Буфано — именно тот человек, который может мобилизовать все наши потенциальные художественные возможности, который способен подготовить подобную широкую акцию, пробудить народное сознание, воодушевить законодателей, победить наших скованных инерцией критиков и власти. В нем есть нечто от да Винчи, Микеланджело и Лоренцо Великолепного. И эта уникальная личность, этот человек во всем блеске таланта и удивительных возможностей заточен, можно сказать, в помещении Пресс-клуба Сан-Франциско, откуда иногда выбирается, чтобы повоевать с разными ничтожествами. Перед нами человек, у которого просто руки чешутся — так ему не терпится создать что-нибудь великое, но вместо этого его вынуждают заниматься пустяками. Перед нами человек, способный высечь монументы высотой шестьдесят футов из самых твердых материалов, и этот человек, чтобы не потерять форму, вынужден сидеть в небольшой комнате и вырезать миниатюрные фигурки. Перед нами человек, который может гигантское мамонтово дерево превратить в полную драматизма фигуру святого Франциска, но кто даст ему это мамонтово дерево, кто отведет ему место для монумента? Перед нами человек, который, начав работать с нержавеющей сталью, может доказать ее производителям, что при помощи киянки, мастерства и большого напряжения сил из этой стали можно изготовить вещи, для создания которых, по их мнению, она не годится. Перед нами человек, который, бросив вызов традиции, берет самый твердый гранит и нержавеющую сталь и создает из сочетания этих материалов произведения нетленной красоты, которые еще будут оценены по достоинству.

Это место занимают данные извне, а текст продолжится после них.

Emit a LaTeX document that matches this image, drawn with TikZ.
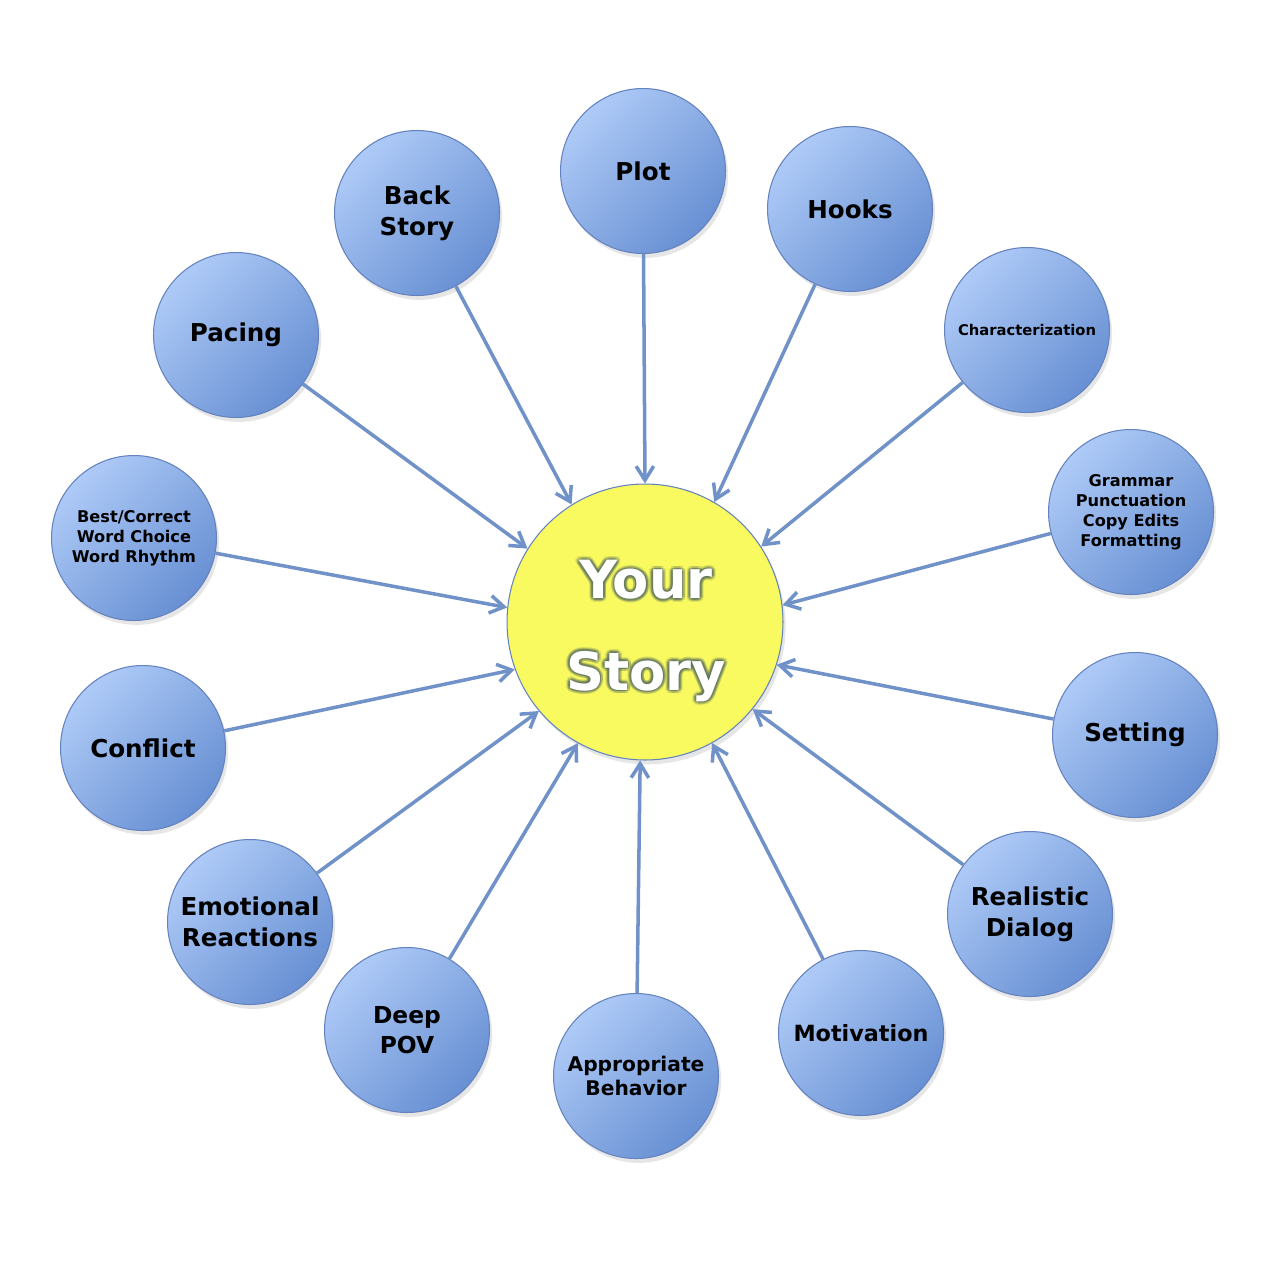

В Америке повсеместно и в каждом отдельном штате идут расточительные траты — материальных ресурсов, рабочей силы, национального гения. На примере Буфано эти потери поразительно наглядны. И дело не только в том, что его творения скрываются от народа, теряются или используются не по назначению, и не в том, что в ответ за свои труды он получает презрение, глумление и насмешки, и даже не в том, что его драгоценные силы тратятся на бесплодную борьбу с косностью, — величайшее преступление состоит в том, что его возможности не признаны и не востребованы, а завтра среди нас другой Буфано может и не отыскаться. Буфано не рождаются каждый день. Конечно, у нас всегда будут скульпторы, но не такие, как он. Буфано принадлежит нашему времени и наделен его духом. Его не испугает ни одна идея, какой бы великой она ни была, ни одна мечта — пусть и самая грандиозная. Он не из тех, кто говорит: «Нет! Это невозможно!» Он говорит: «Да!» Он говорит: «Приступим сейчас же!»
Я хорошо помню тот день, который провел с ним в городской ратуше Сан-Франциско, когда он хотел, чтобы его выслушали в связи с актами вандализма в отношении его скульптур. Мне никогда не забыть царившей там атмосферы нерешительности, скуки, глупости, безразличия, волокиты, беспорядка, проволочек и путаницы. Не надо было напрягать воображение, чтобы представить себе, как встретят здесь Буфано с его делом. Чиновники, которые должны были бы тут же встрепенуться и навострить уши, конечно, спокойно повернутся к нему спиной и сладко всхрапнут. И такое можно видеть не только в сан-францискской ратуше, но и в Вашингтоне или на мирных конференциях. Пропускается мимо ушей все, что требует немедленного и искреннего участия или помощи. Совсем другая атмосфера воцаряется, когда наступает дележ пирога. Тут все наоборот — ушки на макушке и совсем не до сна.